In this day of occasional 50-cent tomatoes and lemons, a head of cabbage, fresh and green, does come with an increased allure.

Though we think of it ordinarily as an accompaniment for such wintry specialties as corned beef platters and pork roasts, cabbage and its pungent daughter sauerkraut deserve at least another look in late summer because (1) it is so plentiful and (2) you may not have tried it since the late 1970s. (Plenty of other people have, however, for industry sources say Americans eat 210,000 tons of kraut annually.)

Using sauerkraut with versatility takes some thinking to shake out the cliches of the past -- my two best cabbage dishes with them. They were a family-style cole slaw and a stuffed cabbage roll formula done Armenian-style (plenty of sage and ground pork and onion). The cole slaw was made by a favorite aunt who used a razor sharp chef's knife. She would shave away at a single head of cabbage for at least half an hour, building up tender, razor thin, transparent slices that produced ethereally light slaw, delicately seasoned with celery seed and cream.

In those days, my sauerkraut experience was limited to an endless procession of Maryland Thanksgiving turkeys and deli Reuben sandwiches. That there were other worlds of kraut, outside of slaw and the turkeys and the sandwiches, never occurred to me. Kraut with hot dogs -- a "standard" of Philly, Milwaukee or St. Louis and points west -- never seemed to become epidemic in a Baltimore smothered by the assault of chili dogs with chopped onions.

The fact is, it is sauerkraut in one or another form that is, by all odds,the most popular cabbage preparation of all time.

There are a number of major sauerkraut festivals in the United States, most of them held from August to October; Waynesville, Ohio; Phelps, N.Y., Franksville, Wis., and Scarpoose, Ore., are among the sites. It's an everyday dish in Europe from Paris to Moscow. In eastern France, choucroute, the national dish of Alsace, holds forth. In Bavaria and in Poland and the Balkan states, shredded cabbage mixed with apples sometimes goes the sweet route with vibrant currant jelly, spiced with red wine, cloves and cinnamon sticks. Scandinavians mix their cabbage dishes with diced apples and smother them in orange-flavored cream.
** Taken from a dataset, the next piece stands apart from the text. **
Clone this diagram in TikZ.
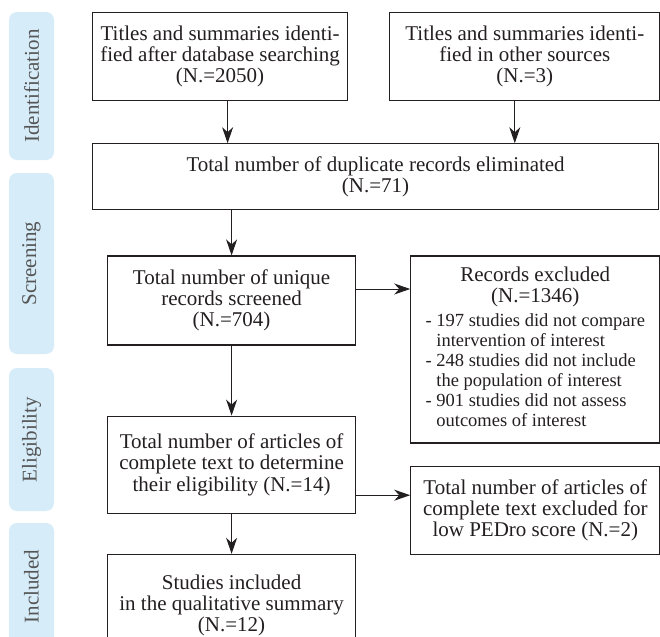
\documentclass[tikz,border=0pt]{standalone}
\usepackage{fontspec}
\setmainfont{Liberation Serif}
\usetikzlibrary{arrows.meta,positioning}
\definecolor{ink}{RGB}{35,31,32}
\definecolor{phasefill}{RGB}{214,236,249}
\definecolor{phasetext}{RGB}{85,85,85}

\begin{document}
\begin{tikzpicture}[
  every node/.style={font=\fontsize{10.5pt}{10.6pt}\selectfont},
  box/.style={draw=ink,line width=0.6pt,text=ink,align=center,inner sep=2pt},
  phase/.style={fill=phasefill,text=phasetext,rounded corners=4pt,rotate=90,
    minimum height=22.5pt,inner sep=0pt},
  arr/.style={-{Stealth[length=8pt,width=5.5pt,inset=2.5pt]},ink,line width=0.5pt}]
\useasboundingbox (0,0) rectangle (330pt,-318.5pt);
\clip (0,0) rectangle (330pt,-318.5pt);
\node[phase,minimum width=74pt] (idp) at (15.75pt,-43pt) {Identification};
\node[phase,minimum width=90.5pt] (scp) at (15.75pt,-131.75pt) {Screening};
\node[phase,minimum width=71.5pt] (elp) at (15.75pt,-219.75pt) {Eligibility};
\node[phase,minimum width=63.5pt] (inp) at (15.75pt,-293.25pt) {Included};
\node[box,minimum width=127.5pt,minimum height=44pt,anchor=north west] (db)
  at (46pt,-6pt) {Titles and summaries identi-\\fied after database searching\\(N.=2050)};
\node[box,minimum width=135pt,minimum height=44pt,right=20.5pt of db] (oth)
  {Titles and summaries identi-\\fied in other sources\\(N.=3)};
\node[box,minimum width=283pt,minimum height=33pt,
  below=21pt of db.south west,anchor=north west] (dup)
  {Total number of duplicate records eliminated\\(N.=71)};
\node[box,minimum width=124pt,minimum height=44.5pt,
  below=22.5pt of dup.south west,anchor=north west,xshift=7.5pt] (uniq)
  {Total number of unique\\records screened\\(N.=704)};
\node[box,minimum width=124.5pt,minimum height=93.5pt,
  right=27pt of uniq.north east,anchor=north west] (excl)
  {Records excluded\\(N.=1346)\\[1.5pt]
   {\fontsize{9.25pt}{10pt}\selectfont
   \begin{tabular}[t]{@{}l@{}}
   - 197 studies did not compare\\
   \phantom{- }intervention of interest\\
   - 248 studies did not include\\
   \phantom{- }the population of interest\\
   - 901 studies did not assess\\
   \phantom{- }outcomes of interest
   \end{tabular}}};
\node[box,minimum width=124pt,minimum height=48.5pt,below=35pt of uniq] (elig)
  {Total number of articles of\\complete text to determine\\their eligibility (N.=14)};
\node[box,minimum width=124.5pt,minimum height=44pt,below=11pt of excl] (pedro)
  {Total number of articles of\\complete text excluded for\\low PEDro score (N.=2)};
\node[box,minimum width=124pt,minimum height=51pt,below=20pt of elig] (incl)
  {Studies included\\in the qualitative summary\\(N.=12)};
\coordinate[xshift=3.75pt] (dbout) at (db.south);
\coordinate[xshift=-5pt] (othout) at (oth.south);
\coordinate[yshift=5.75pt] (uniqout) at (uniq.east);
\coordinate[yshift=-15.25pt] (eligout) at (elig.east);
\draw[arr] (dbout) -- (dbout |- dup.north);
\draw[arr] (othout) -- (othout |- dup.north);
\draw[arr] (dup.south -| uniq.north) -- (uniq.north);
\draw[arr] (uniqout) -- (uniqout -| excl.west);
\draw[arr] (uniq) -- (elig);
\draw[arr] (eligout) -- (eligout -| pedro.west);
\draw[arr] (elig) -- (incl);
\end{tikzpicture}
\end{document}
So how can you set about an exploratory kitchen session with kraut?

If you are lucky enough to have an ethnic deli close by, chances are, its sauerkraut is as good as you are likely to find or make at home, your second best choice. A third choice (if you are in a hurry) is kraut from a can and here, opinions differ. Some cooks will used canned cabbage if cooking is involved. Whether canned or bought in bulk, sauerkraut always has had a must preparation step: Rinse the batch and drain it well before using.

When laying down the shredded cabbage in a home sauerkraut operation, a shade more than 1 table spoon of kosher salt per pound of cabbage is about right. Sauerkraut must be weighted in glass or ceramic crocks and kept under brine water at an ideal temperature of about 60 degrees. Freshly cooked and frozen sauerkraut is said to be as good as fresh from the crock. If your kraut turns pink or limp or dark wholly or in spots, throw it out. If you find that you must add brine water while your sauerkraut is ripening, add 1 1/2 teaspoons of kosher salt to every quart of water used to cover.

The oddest use of recent years is the addition of sauerkraut to lush chocolate cake preparations. The flavor of the kraut will be undetectable, but it is said to give chocolate preparations a hint of expensive Swiss chocolate flavor while it also helps keep the cake fresh.

The dietary benefits of sauerkraut include richness in vitamin C, potassium and fiber and thinness in calories. Freezing kraut is eminently practical and should produce a thawed out product as good as the original.